■ TASK DESCRIPTION
Return the material exactly as supplied, apart from the pictures, which are omitted.

■ DATA LINES
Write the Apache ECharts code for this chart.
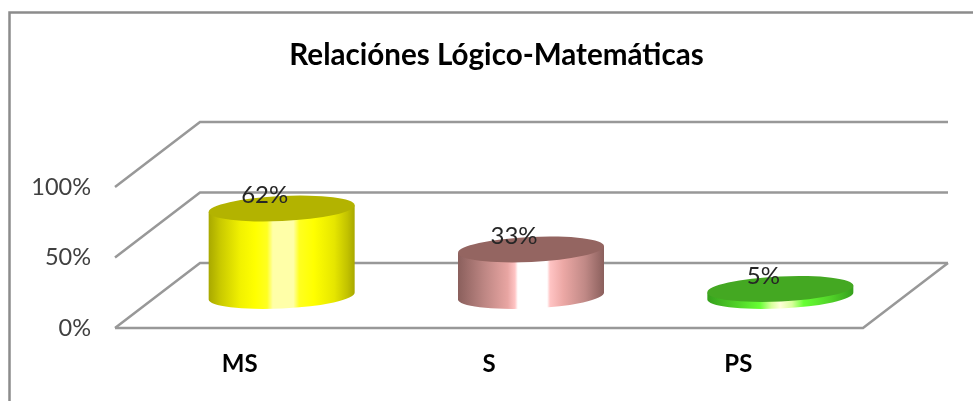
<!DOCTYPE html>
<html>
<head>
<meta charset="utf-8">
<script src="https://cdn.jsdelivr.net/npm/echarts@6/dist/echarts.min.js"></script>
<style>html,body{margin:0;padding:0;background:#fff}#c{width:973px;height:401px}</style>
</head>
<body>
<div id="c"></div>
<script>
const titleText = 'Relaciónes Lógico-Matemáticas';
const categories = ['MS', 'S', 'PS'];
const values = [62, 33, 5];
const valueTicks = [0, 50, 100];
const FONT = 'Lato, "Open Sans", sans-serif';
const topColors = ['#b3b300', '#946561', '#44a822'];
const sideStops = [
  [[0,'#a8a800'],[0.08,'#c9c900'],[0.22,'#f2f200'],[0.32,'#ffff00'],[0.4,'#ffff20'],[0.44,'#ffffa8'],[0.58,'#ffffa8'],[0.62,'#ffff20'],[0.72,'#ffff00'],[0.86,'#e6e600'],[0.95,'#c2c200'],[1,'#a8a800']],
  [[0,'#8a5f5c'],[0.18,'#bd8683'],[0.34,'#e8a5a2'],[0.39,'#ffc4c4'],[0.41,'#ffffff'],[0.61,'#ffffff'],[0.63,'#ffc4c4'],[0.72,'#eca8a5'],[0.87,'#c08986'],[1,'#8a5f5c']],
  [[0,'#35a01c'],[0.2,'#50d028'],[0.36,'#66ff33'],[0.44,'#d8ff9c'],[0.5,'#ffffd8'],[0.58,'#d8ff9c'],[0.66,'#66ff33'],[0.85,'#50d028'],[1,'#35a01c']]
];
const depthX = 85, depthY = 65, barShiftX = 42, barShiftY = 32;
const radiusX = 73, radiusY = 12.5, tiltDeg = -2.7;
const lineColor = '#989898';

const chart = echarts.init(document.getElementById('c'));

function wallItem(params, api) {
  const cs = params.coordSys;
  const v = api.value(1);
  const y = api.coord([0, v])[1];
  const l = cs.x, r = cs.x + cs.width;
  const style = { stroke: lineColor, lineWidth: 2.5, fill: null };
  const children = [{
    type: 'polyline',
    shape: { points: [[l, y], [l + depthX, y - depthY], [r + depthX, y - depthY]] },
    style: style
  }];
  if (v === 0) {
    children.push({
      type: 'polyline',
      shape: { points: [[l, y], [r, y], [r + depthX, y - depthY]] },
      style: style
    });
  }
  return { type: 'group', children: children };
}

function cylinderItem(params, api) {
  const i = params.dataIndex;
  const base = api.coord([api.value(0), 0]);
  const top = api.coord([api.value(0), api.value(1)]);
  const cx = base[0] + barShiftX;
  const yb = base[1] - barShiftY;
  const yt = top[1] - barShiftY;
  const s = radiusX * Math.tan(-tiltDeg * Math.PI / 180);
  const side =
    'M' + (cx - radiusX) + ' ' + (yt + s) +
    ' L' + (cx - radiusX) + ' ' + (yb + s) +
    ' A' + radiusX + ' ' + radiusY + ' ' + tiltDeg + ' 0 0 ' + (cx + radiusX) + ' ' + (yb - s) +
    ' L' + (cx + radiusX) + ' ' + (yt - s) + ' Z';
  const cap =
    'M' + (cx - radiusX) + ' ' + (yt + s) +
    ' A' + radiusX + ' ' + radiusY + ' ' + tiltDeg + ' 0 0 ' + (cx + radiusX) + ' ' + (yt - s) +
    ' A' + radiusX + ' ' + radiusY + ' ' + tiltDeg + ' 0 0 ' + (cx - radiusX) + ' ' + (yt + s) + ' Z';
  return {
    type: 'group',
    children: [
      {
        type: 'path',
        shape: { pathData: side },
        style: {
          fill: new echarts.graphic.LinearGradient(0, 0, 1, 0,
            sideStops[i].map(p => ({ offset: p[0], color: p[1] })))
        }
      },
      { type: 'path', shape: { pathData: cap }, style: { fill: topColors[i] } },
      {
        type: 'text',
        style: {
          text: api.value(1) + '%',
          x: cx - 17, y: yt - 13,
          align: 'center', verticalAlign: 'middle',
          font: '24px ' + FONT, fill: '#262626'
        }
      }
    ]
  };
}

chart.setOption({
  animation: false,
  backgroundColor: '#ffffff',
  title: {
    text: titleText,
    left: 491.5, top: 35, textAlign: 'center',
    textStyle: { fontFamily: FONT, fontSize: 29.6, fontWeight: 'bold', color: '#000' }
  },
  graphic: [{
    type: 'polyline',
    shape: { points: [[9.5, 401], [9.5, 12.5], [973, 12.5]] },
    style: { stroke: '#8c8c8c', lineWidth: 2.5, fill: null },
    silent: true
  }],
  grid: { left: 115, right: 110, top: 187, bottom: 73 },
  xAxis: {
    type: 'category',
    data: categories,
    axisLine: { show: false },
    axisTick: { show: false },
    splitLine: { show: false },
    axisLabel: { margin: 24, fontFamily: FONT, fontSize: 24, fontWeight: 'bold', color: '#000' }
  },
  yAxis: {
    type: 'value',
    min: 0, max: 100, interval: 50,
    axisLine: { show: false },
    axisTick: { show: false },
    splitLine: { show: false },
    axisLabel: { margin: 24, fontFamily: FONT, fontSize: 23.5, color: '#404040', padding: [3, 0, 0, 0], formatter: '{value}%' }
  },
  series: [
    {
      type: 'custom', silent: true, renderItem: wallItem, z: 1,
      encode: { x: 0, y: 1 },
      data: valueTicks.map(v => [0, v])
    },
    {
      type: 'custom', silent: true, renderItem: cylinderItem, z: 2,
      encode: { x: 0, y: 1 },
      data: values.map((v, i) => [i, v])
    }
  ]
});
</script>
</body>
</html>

■ SOLUTION TO THE EXERCISE
Write the Apache ECharts code for this chart.
<!DOCTYPE html>
<html>
<head>
<meta charset="utf-8">
<script src="https://cdn.jsdelivr.net/npm/echarts@6/dist/echarts.min.js"></script>
<style>html,body{margin:0;padding:0;background:#fff}#c{width:973px;height:401px}</style>
</head>
<body>
<div id="c"></div>
<script>
const titleText = 'Relaciónes Lógico-Matemáticas';
const categories = ['MS', 'S', 'PS'];
const values = [62, 33, 5];
const valueTicks = [0, 50, 100];
const FONT = 'Lato, "Open Sans", sans-serif';
const topColors = ['#b3b300', '#946561', '#44a822'];
const sideStops = [
  [[0,'#a8a800'],[0.08,'#c9c900'],[0.22,'#f2f200'],[0.32,'#ffff00'],[0.4,'#ffff20'],[0.44,'#ffffa8'],[0.58,'#ffffa8'],[0.62,'#ffff20'],[0.72,'#ffff00'],[0.86,'#e6e600'],[0.95,'#c2c200'],[1,'#a8a800']],
  [[0,'#8a5f5c'],[0.18,'#bd8683'],[0.34,'#e8a5a2'],[0.39,'#ffc4c4'],[0.41,'#ffffff'],[0.61,'#ffffff'],[0.63,'#ffc4c4'],[0.72,'#eca8a5'],[0.87,'#c08986'],[1,'#8a5f5c']],
  [[0,'#35a01c'],[0.2,'#50d028'],[0.36,'#66ff33'],[0.44,'#d8ff9c'],[0.5,'#ffffd8'],[0.58,'#d8ff9c'],[0.66,'#66ff33'],[0.85,'#50d028'],[1,'#35a01c']]
];
const depthX = 85, depthY = 65, barShiftX = 42, barShiftY = 32;
const radiusX = 73, radiusY = 12.5, tiltDeg = -2.7;
const lineColor = '#989898';

const chart = echarts.init(document.getElementById('c'));

function wallItem(params, api) {
  const cs = params.coordSys;
  const v = api.value(1);
  const y = api.coord([0, v])[1];
  const l = cs.x, r = cs.x + cs.width;
  const style = { stroke: lineColor, lineWidth: 2.5, fill: null };
  const children = [{
    type: 'polyline',
    shape: { points: [[l, y], [l + depthX, y - depthY], [r + depthX, y - depthY]] },
    style: style
  }];
  if (v === 0) {
    children.push({
      type: 'polyline',
      shape: { points: [[l, y], [r, y], [r + depthX, y - depthY]] },
      style: style
    });
  }
  return { type: 'group', children: children };
}

function cylinderItem(params, api) {
  const i = params.dataIndex;
  const base = api.coord([api.value(0), 0]);
  const top = api.coord([api.value(0), api.value(1)]);
  const cx = base[0] + barShiftX;
  const yb = base[1] - barShiftY;
  const yt = top[1] - barShiftY;
  const s = radiusX * Math.tan(-tiltDeg * Math.PI / 180);
  const side =
    'M' + (cx - radiusX) + ' ' + (yt + s) +
    ' L' + (cx - radiusX) + ' ' + (yb + s) +
    ' A' + radiusX + ' ' + radiusY + ' ' + tiltDeg + ' 0 0 ' + (cx + radiusX) + ' ' + (yb - s) +
    ' L' + (cx + radiusX) + ' ' + (yt - s) + ' Z';
  const cap =
    'M' + (cx - radiusX) + ' ' + (yt + s) +
    ' A' + radiusX + ' ' + radiusY + ' ' + tiltDeg + ' 0 0 ' + (cx + radiusX) + ' ' + (yt - s) +
    ' A' + radiusX + ' ' + radiusY + ' ' + tiltDeg + ' 0 0 ' + (cx - radiusX) + ' ' + (yt + s) + ' Z';
  return {
    type: 'group',
    children: [
      {
        type: 'path',
        shape: { pathData: side },
        style: {
          fill: new echarts.graphic.LinearGradient(0, 0, 1, 0,
            sideStops[i].map(p => ({ offset: p[0], color: p[1] })))
        }
      },
      { type: 'path', shape: { pathData: cap }, style: { fill: topColors[i] } },
      {
        type: 'text',
        style: {
          text: api.value(1) + '%',
          x: cx - 17, y: yt - 13,
          align: 'center', verticalAlign: 'middle',
          font: '24px ' + FONT, fill: '#262626'
        }
      }
    ]
  };
}

chart.setOption({
  animation: false,
  backgroundColor: '#ffffff',
  title: {
    text: titleText,
    left: 491.5, top: 35, textAlign: 'center',
    textStyle: { fontFamily: FONT, fontSize: 29.6, fontWeight: 'bold', color: '#000' }
  },
  graphic: [{
    type: 'polyline',
    shape: { points: [[9.5, 401], [9.5, 12.5], [973, 12.5]] },
    style: { stroke: '#8c8c8c', lineWidth: 2.5, fill: null },
    silent: true
  }],
  grid: { left: 115, right: 110, top: 187, bottom: 73 },
  xAxis: {
    type: 'category',
    data: categories,
    axisLine: { show: false },
    axisTick: { show: false },
    splitLine: { show: false },
    axisLabel: { margin: 24, fontFamily: FONT, fontSize: 24, fontWeight: 'bold', color: '#000' }
  },
  yAxis: {
    type: 'value',
    min: 0, max: 100, interval: 50,
    axisLine: { show: false },
    axisTick: { show: false },
    splitLine: { show: false },
    axisLabel: { margin: 24, fontFamily: FONT, fontSize: 23.5, color: '#404040', padding: [3, 0, 0, 0], formatter: '{value}%' }
  },
  series: [
    {
      type: 'custom', silent: true, renderItem: wallItem, z: 1,
      encode: { x: 0, y: 1 },
      data: valueTicks.map(v => [0, v])
    },
    {
      type: 'custom', silent: true, renderItem: cylinderItem, z: 2,
      encode: { x: 0, y: 1 },
      data: values.map((v, i) => [i, v])
    }
  ]
});
</script>
</body>
</html>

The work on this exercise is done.